C’è tanta propaganda e poca informazione – ha spiegato lo studente -. La risposta è stata ottima, anche chi non supporta Israele ha fatto domande e abbiamo dialogato, sono stato felice di accogliere le critiche.
La settimana successiva ha tenuto una lezione una studentessa palestinese, e anche lei ha fatto una presentazione interessante. Non sono stato del tutto d’accordo con quello che ha detto, ma anche in quell’occasione c’è stato dialogo”.
Dialogo e dissenso, il clima all’Università
Una lezione di ascolto e cooperazione, dialogo fra idee e punti di vista che arriva da giovani studenti. La situazione comunque è complessa, anche all’Università di Siena, dove è di recente nato il ‘Comitato studenti per la Palestina’. In una lunga lettera il comitato ha chiesto al rettore di prendere posizione sul conflitto cessando, fra l’altro, i rapporti con gli atenei israeliani e riproponendo un format adottato nell’ultimo mese anche da tante altre realtà studentesche in Italia.
“Penso che sia un pessimo gesto – ha commentato Khachaturov -, non volevo generalizzare, ma sembra che tanti pro-palestinesi abbiano difficoltà a dialogare.
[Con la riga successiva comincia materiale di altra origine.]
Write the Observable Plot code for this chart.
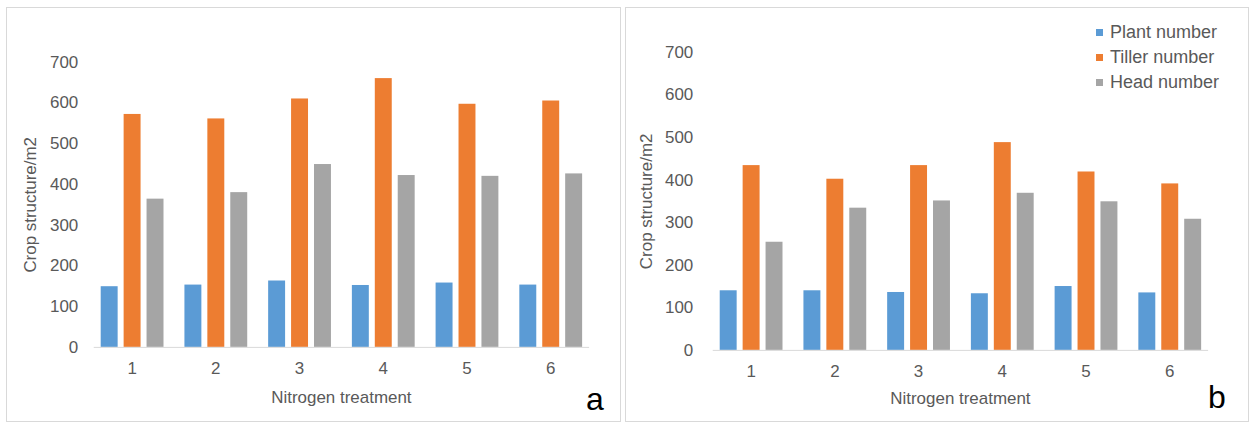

Si vedono come vittime e il loro primo obiettivo non sembrerebbe aiutare i palestinesi ma ostacolare Israele”.
La risposta del rettore, comunque, non ha lasciato spazio alle rivendicazioni del comitato. “Inoltre, il coordinatore generale degli studenti Erasmus a Siena ha scritto a noi studenti israeliani i primi giorni della guerra, esprimendo vicinanza e disponibilità all’aiuto, anche per prolungare il soggiorno – ha aggiunto -. Questa per me è umanità, e non c’è bisogno di essere pro-israeliani per metterla in pratica. Prego per la fine della guerra e per il ritorno a casa degli ostaggi”.
L’amicizia che sfida le basi della contrapposizione
Almeno fuori dal contesto israelo-palestinese il dialogo sembrerebbe essere possibile. Ad ulteriore dimostrazione del fatto che il problema, il motore della guerra, sono i governi e non i popoli.
“Qualche anno fa ho fatto un viaggio in Egitto e ho conosciuto un ragazzo originario di Gaza, che vive in Svezia – ha raccontato lo studente israeliano -. È un bravissimo ragazzo, siamo diventati amici stretti e abbiamo visitato il Sinai insieme.
Appena iniziata la guerra gli ho scritto e ho chiesto della sua famiglia, anche lui si è interessato alle mie condizioni. Mi ha detto che metà della sua famiglia è morta. È una storia triste ma dimostra che anche se alcune frange della società sono intolleranti, da entrambe le parti, c’è anche tanta parte della popolazione che è disposta al dialogo”.